“Some things seem all right and some don’t. Times seem good now but wait till dis winter. Folks will go cold and hungry again. Some folks good and some worse than in times b’fore.”
Interviewer’s Comment
Gets a pension check.
Interviewer: Miss Irene Robertson
Person interviewed: Fanny Finney, Brinkley, Arkansas
Age: 74 plus
“I was born in Marshall County, Mississippi. Born during slavery. I b’long to Master John Rook. He died during the Civil War. Miss Patsy Rook raised me. I put on her shoes, made up her bed, fetched her water and kindling wood.
“My parents named Catherine and Humphrey Rook. They had three children.
“When Master John Rook died they divided us. They give me to Rodie Briggs. John and Lizzie was Master John’s other two children. He had three children too same as ma. My young master was a ball player. I’d hear them talk. Ma was a good house girl. They thought we’d all be like ’er. When I was three years old, I was the baby. They took ma and pa off keep the Yankees from stealing then.

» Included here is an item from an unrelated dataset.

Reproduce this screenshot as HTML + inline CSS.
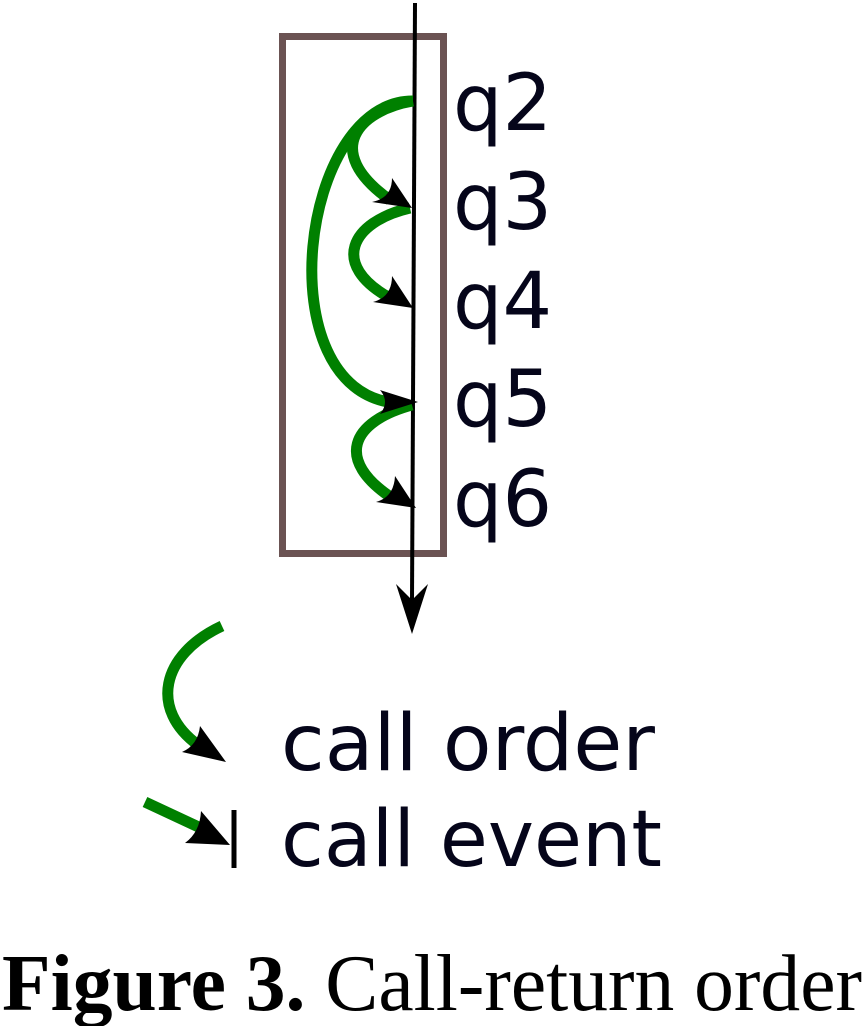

Miss Patsy took keer me. When ma and pa come home I didn’t know them a tall. They say when they come back they went to Louziana, then ’bout close to Monticello in dis state, then last year they run ’em to Texas.
“Pa was jus’ a farmer. Gran’ma lived down in the quarters and kept my sisters. I’d start to see ’em. Old gander run me. Sometimes the geese get me down and flog me wid their wings. One day I climbed up and peeped through a crack. I seen a lot of folks chopping cotton. It looked so easy. They was singing.
“Betsy done the milking. I’d sit or stand ’round till the butter come. She ax me which I wanted, milk or butter. I’d tell her. She put a little sugar on my buttered bread. It was so good I thought Sometimes she’d fill my cup up with fresh churned milk.
“I et in the kitchen; the white folks et in the dining-room. I slep’ in granny’s house, in granny’s bed, in the back yard. Granny’s name was ‘Aunt’ Hannah. She was real old and the boss cook on our place. She learnt all the girls on our place how to cook. Kept one or two helping her all the time. It was her part to make them wash their faces every morning soon as they started a fire and keep their hands clean all the time er cooking. Granny wore her white apron around her waist all time. Betty would make them help her milk. They had to wash the cows udder before they ever milked a drop. Miss Patsy learnt her black folks to be clean. Every one of them neat as a pin sure as you born.
“I was so little I couldn’t think they got whoopings. I never heard of a woman on the place being whooped. They all had their work to do. Grandma cut out and made pants for all the men on the whole farm.
“Old man Rook raised near ’bout all his niggers. He bought whiskey by the barrel. On cold mornings they come by our shop to get their sacks. I heard them say they all got a drink of whiskey. His hands got to the field whooping and singing. The overseers handed it out to them. The women didn’t get none as I knowed of.